Data =
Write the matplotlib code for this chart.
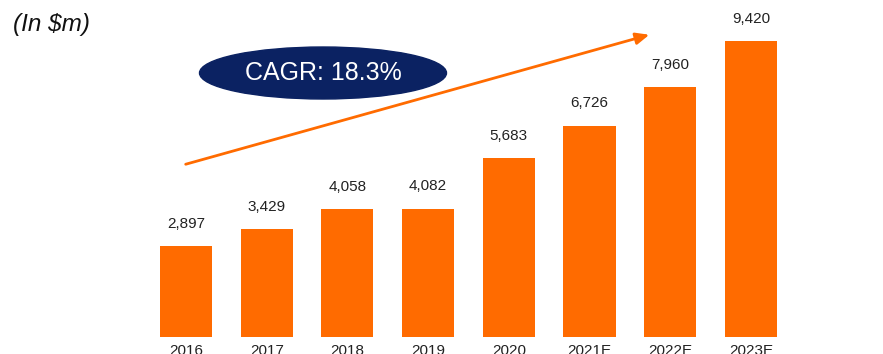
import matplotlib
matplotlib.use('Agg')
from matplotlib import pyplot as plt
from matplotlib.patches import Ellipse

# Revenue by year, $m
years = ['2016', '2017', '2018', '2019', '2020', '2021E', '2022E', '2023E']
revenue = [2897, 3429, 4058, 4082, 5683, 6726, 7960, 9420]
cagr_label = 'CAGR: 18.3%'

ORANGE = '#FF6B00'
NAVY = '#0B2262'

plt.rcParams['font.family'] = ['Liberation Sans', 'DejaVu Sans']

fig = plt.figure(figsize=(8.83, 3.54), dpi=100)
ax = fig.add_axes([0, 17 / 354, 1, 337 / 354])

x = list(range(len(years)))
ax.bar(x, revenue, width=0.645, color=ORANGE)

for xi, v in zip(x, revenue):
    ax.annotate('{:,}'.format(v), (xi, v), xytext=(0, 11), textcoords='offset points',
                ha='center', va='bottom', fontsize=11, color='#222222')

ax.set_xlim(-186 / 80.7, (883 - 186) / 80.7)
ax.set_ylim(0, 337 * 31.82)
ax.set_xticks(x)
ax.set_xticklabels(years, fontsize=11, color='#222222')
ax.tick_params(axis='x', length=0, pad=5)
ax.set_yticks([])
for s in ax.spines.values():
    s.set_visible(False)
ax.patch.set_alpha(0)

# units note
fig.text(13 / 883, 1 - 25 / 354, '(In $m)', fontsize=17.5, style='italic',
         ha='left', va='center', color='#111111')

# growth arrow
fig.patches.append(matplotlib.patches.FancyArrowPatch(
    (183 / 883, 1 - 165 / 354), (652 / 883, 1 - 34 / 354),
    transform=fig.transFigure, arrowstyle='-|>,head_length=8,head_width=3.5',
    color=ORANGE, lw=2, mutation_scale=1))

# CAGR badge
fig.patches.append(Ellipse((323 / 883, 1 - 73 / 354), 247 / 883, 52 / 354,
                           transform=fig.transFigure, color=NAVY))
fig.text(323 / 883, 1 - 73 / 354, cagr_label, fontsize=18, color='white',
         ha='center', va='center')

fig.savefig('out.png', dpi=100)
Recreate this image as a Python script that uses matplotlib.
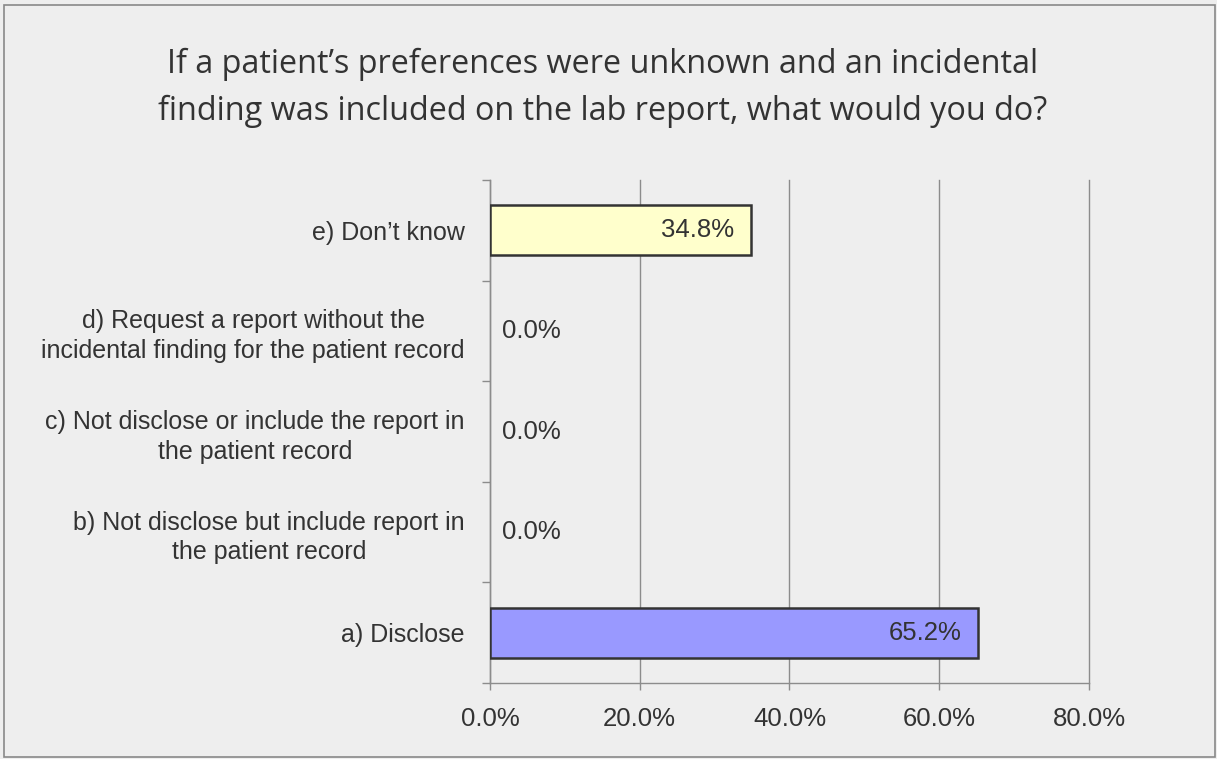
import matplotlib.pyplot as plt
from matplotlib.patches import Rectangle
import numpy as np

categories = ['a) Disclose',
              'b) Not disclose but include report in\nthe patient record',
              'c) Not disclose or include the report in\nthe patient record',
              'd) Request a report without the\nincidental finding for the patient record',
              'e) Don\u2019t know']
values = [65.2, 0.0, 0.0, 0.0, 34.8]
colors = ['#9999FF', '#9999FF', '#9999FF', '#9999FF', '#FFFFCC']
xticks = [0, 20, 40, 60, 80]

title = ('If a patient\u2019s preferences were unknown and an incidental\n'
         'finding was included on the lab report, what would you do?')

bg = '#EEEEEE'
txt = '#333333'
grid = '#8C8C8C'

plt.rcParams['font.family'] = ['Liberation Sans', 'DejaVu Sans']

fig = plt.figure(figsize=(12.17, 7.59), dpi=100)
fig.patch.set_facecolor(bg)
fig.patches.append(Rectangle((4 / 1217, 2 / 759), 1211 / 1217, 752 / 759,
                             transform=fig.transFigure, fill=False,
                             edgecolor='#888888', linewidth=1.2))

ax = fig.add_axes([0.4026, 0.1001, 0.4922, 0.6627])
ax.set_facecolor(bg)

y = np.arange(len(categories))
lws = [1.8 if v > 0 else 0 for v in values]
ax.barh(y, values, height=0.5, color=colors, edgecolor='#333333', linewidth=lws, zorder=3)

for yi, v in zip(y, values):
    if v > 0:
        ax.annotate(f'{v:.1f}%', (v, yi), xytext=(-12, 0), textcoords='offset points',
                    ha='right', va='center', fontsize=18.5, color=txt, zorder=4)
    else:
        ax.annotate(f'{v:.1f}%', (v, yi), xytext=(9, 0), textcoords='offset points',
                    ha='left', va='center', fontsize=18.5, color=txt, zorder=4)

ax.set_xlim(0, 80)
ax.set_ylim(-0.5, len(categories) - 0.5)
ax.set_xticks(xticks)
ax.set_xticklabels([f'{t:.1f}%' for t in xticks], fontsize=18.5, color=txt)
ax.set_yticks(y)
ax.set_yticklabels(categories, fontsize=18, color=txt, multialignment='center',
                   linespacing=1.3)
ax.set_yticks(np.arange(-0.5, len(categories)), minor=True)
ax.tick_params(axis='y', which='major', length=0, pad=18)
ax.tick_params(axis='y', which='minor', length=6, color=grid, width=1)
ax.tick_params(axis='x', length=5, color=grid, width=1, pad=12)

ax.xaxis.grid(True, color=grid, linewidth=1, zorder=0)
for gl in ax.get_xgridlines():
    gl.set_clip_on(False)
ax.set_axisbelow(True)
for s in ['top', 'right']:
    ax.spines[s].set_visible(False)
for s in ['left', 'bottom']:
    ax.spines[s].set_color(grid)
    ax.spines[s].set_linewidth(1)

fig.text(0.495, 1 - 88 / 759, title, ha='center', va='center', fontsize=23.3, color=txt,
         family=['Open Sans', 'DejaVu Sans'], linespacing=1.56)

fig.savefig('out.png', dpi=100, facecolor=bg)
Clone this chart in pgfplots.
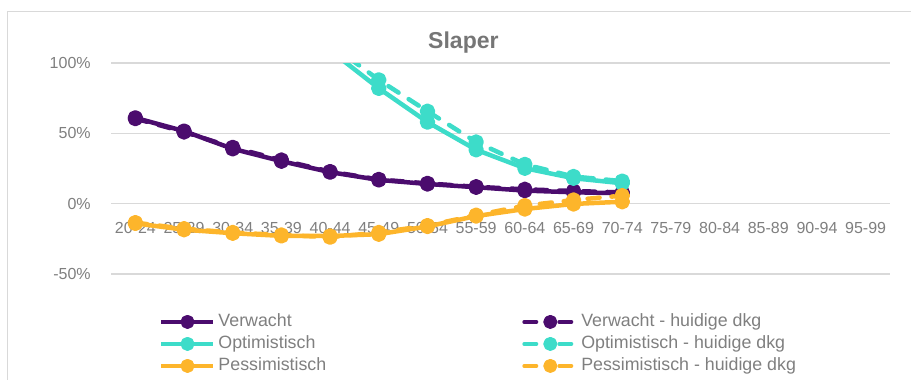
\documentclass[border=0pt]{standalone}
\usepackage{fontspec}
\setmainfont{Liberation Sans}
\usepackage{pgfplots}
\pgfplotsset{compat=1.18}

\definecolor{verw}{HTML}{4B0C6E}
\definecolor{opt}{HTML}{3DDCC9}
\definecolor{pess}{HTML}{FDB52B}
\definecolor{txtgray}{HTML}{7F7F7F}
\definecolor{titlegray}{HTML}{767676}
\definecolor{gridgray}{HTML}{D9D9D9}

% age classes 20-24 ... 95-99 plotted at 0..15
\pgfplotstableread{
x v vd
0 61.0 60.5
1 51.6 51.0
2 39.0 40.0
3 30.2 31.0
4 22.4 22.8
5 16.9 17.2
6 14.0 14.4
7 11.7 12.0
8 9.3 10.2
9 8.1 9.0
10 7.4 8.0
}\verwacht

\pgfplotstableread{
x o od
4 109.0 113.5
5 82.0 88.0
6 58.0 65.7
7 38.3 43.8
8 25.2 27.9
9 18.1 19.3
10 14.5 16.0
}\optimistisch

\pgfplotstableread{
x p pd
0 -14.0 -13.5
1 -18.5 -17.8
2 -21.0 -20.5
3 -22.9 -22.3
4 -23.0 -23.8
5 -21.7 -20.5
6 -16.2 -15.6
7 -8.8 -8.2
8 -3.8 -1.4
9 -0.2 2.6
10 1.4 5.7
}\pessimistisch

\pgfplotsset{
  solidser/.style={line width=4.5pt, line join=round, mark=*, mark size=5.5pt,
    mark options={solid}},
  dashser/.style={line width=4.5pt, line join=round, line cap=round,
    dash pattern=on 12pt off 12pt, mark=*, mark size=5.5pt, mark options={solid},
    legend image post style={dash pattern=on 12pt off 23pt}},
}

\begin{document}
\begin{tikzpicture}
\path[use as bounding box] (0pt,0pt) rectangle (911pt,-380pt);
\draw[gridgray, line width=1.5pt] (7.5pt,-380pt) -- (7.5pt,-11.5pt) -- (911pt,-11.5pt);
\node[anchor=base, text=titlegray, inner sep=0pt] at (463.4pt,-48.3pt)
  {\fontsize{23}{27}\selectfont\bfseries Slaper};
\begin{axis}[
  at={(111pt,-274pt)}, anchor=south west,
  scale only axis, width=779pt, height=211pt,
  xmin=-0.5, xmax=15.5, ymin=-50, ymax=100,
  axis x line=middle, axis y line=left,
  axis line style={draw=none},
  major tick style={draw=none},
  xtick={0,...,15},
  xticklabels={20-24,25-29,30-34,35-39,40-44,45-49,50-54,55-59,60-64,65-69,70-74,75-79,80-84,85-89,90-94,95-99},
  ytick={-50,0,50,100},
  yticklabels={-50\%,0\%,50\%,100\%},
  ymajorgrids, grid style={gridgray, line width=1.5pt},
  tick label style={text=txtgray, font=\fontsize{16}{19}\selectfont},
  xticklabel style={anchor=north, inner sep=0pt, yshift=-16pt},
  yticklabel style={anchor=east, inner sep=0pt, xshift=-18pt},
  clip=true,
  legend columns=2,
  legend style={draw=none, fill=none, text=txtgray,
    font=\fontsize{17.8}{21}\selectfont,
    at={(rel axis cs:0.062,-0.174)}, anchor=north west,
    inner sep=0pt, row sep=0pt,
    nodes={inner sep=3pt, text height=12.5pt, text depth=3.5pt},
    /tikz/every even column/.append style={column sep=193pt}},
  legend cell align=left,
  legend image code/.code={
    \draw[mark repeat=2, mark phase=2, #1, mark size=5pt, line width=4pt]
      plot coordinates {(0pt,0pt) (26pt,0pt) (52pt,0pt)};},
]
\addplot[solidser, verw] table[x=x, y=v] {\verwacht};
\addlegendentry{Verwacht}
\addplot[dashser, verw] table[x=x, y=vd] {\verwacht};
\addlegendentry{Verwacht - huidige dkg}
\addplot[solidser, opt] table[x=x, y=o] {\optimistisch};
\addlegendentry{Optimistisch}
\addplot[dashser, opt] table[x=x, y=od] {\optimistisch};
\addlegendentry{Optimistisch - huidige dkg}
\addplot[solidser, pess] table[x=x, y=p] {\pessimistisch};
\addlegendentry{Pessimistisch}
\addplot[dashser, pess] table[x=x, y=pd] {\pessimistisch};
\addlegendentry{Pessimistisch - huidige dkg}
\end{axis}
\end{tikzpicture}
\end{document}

Work to do = Go through the preceding material and copy each line that has the word "matplotlib".

Solution for this problem =
Write the matplotlib code for this chart.
import matplotlib
matplotlib.use('Agg')
from matplotlib import pyplot as plt
from matplotlib.patches import Ellipse
fig.patches.append(matplotlib.patches.FancyArrowPatch(
Recreate this image as a Python script that uses matplotlib.
import matplotlib.pyplot as plt
from matplotlib.patches import Rectangle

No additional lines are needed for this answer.